### YOUR OBJECTIVE
Check each line of the material. Copy those containing "chart".

### INFORMATION SUPPLIED

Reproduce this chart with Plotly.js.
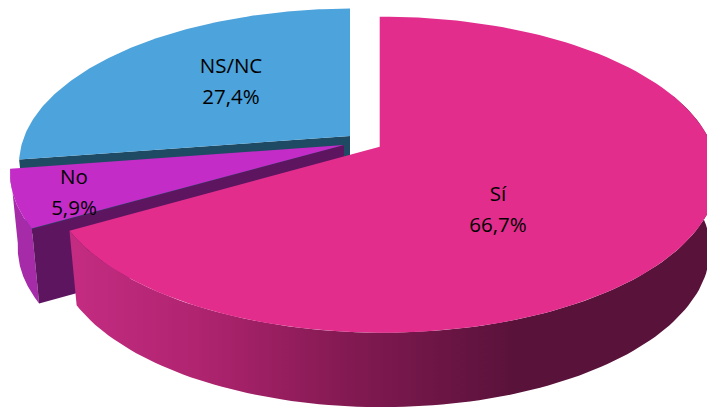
<!DOCTYPE html>
<html><head><meta charset="utf-8">
<script src="https://cdn.plot.ly/plotly-3.0.1.min.js"></script>
<style>html,body{margin:0;padding:0;background:#fff;overflow:hidden}</style>
</head><body><div id="chart" style="width:707px;height:409px"></div>
<script>
// Data
const categories = ["Sí", "No", "NS/NC"];
const shares = [66.7, 5.9, 27.4];
const topColors = ["#E22D8D", "#C42CC8", "#4DA3DB"];
const faceColors = ["#8A1B58", "#5E1560", "#1F4A64"];
const wallColors = ["#C0287F", "#A52BA8", "#1F4A64"];

// Geometry of the tilted pie, in picture units
const apexes = [[379.7, 146.7], [344, 145], [350, 136]];
const radiiX = [335, 337, 334];
const radiiY = [158, 158, 155.5];
const labelAnchors = [[498, 195.5], [74, 179], [231, 68]];
const OFF_X = 3, OFF_Y = 28, DEPTH = 74.5, SHRINK = 0.977, LINE_GAP = 31;

// cumulative start / end angles (degrees clockwise from top)
const total = shares.reduce((a, b) => a + b, 0);
let acc = 0;
const spans = shares.map(s => { const a = acc; acc += s / total * 360; return [a, acc]; });

function rim(i, deg) {
  const RX = radiiX[i], RY = radiiY[i];
  const t = deg * Math.PI / 180, dx = Math.sin(t) * RX, dy = -Math.cos(t) * RY;
  // ray from the apex to an ellipse whose centre sits below/right of the apex
  const A = dx * dx / (RX * RX) + dy * dy / (RY * RY);
  const B = -2 * (dx * OFF_X / (RX * RX) + dy * OFF_Y / (RY * RY));
  const C = OFF_X * OFF_X / (RX * RX) + OFF_Y * OFF_Y / (RY * RY) - 1;
  const k = (-B + Math.sqrt(B * B - 4 * A * C)) / (2 * A);
  return [apexes[i][0] + k * dx, apexes[i][1] + k * dy];
}
function low(i, p) { return [apexes[i][0] + (p[0] - apexes[i][0]) * SHRINK, p[1] + DEPTH]; }
function arc(i, a, b) { const r = []; const n = 120; for (let j = 0; j <= n; j++) r.push(rim(i, a + (b - a) * j / n)); return r; }

function poly(pts, extra) {
  return Object.assign({
    type: "scatter", mode: "lines", x: pts.map(p => p[0]), y: pts.map(p => p[1]),
    fill: "toself", line: { width: 0 }, hoverinfo: "skip", showlegend: false
  }, extra);
}
function topFace(i) { return poly([apexes[i]].concat(arc(i, spans[i][0], spans[i][1])).concat([apexes[i]]), { fillcolor: topColors[i] }); }
function innerFace(i, deg) {
  const p = rim(i, deg), ap = apexes[i];
  return poly([ap, p, low(i, p), [ap[0], ap[1] + DEPTH], ap], { fillcolor: faceColors[i] });
}
function outerWall(i, a, b, extra) {
  const u = arc(i, a, b), d = u.map(p => low(i, p)).reverse();
  return poly(u.concat(d).concat([u[0]]), extra);
}

const traces = [
  innerFace(2, spans[2][0]),
  topFace(2),
  outerWall(1, spans[1][0], spans[1][1], { fillcolor: wallColors[1] }),
  innerFace(1, spans[1][0]),
  topFace(1),
  outerWall(0, 70, spans[0][1], {
    fillcolor: "#8A1B58",
    fillgradient: {
      type: "horizontal", start: 69, stop: 707,
      colorscale: [[0, "#C42C82"], [0.2, "#B02470"], [0.42, "#861A54"], [0.7, "#59123A"], [1, "#59123A"]]
    }
  }),
  topFace(0),
  {
    type: "scatter", mode: "text", hoverinfo: "skip", showlegend: false,
    x: labelAnchors.map(p => p[0]), y: labelAnchors.map(p => p[1]),
    text: categories, textposition: "middle center",
    textfont: { family: "'Open Sans', sans-serif", size: 20.5, color: "#000" }
  },
  {
    type: "scatter", mode: "text", hoverinfo: "skip", showlegend: false,
    x: labelAnchors.map(p => p[0]), y: labelAnchors.map(p => p[1] + LINE_GAP),
    text: shares.map(v => v.toFixed(1).replace(".", ",") + "%"), textposition: "middle center",
    textfont: { family: "'Open Sans', sans-serif", size: 20.5, color: "#000" }
  }
];

Plotly.newPlot("chart", traces, {
  width: 707, height: 409, margin: { l: 0, r: 0, t: 0, b: 0 },
  paper_bgcolor: "#fff", plot_bgcolor: "#fff", showlegend: false,
  xaxis: { range: [0, 707], visible: false, fixedrange: true },
  yaxis: { range: [409, 0], visible: false, fixedrange: true }
}, { displayModeBar: false, staticPlot: true });
</script></body></html>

### WRITTEN RESPONSE
Reproduce this chart with Plotly.js.
</head><body><div id="chart" style="width:707px;height:409px"></div>
Plotly.newPlot("chart", traces, {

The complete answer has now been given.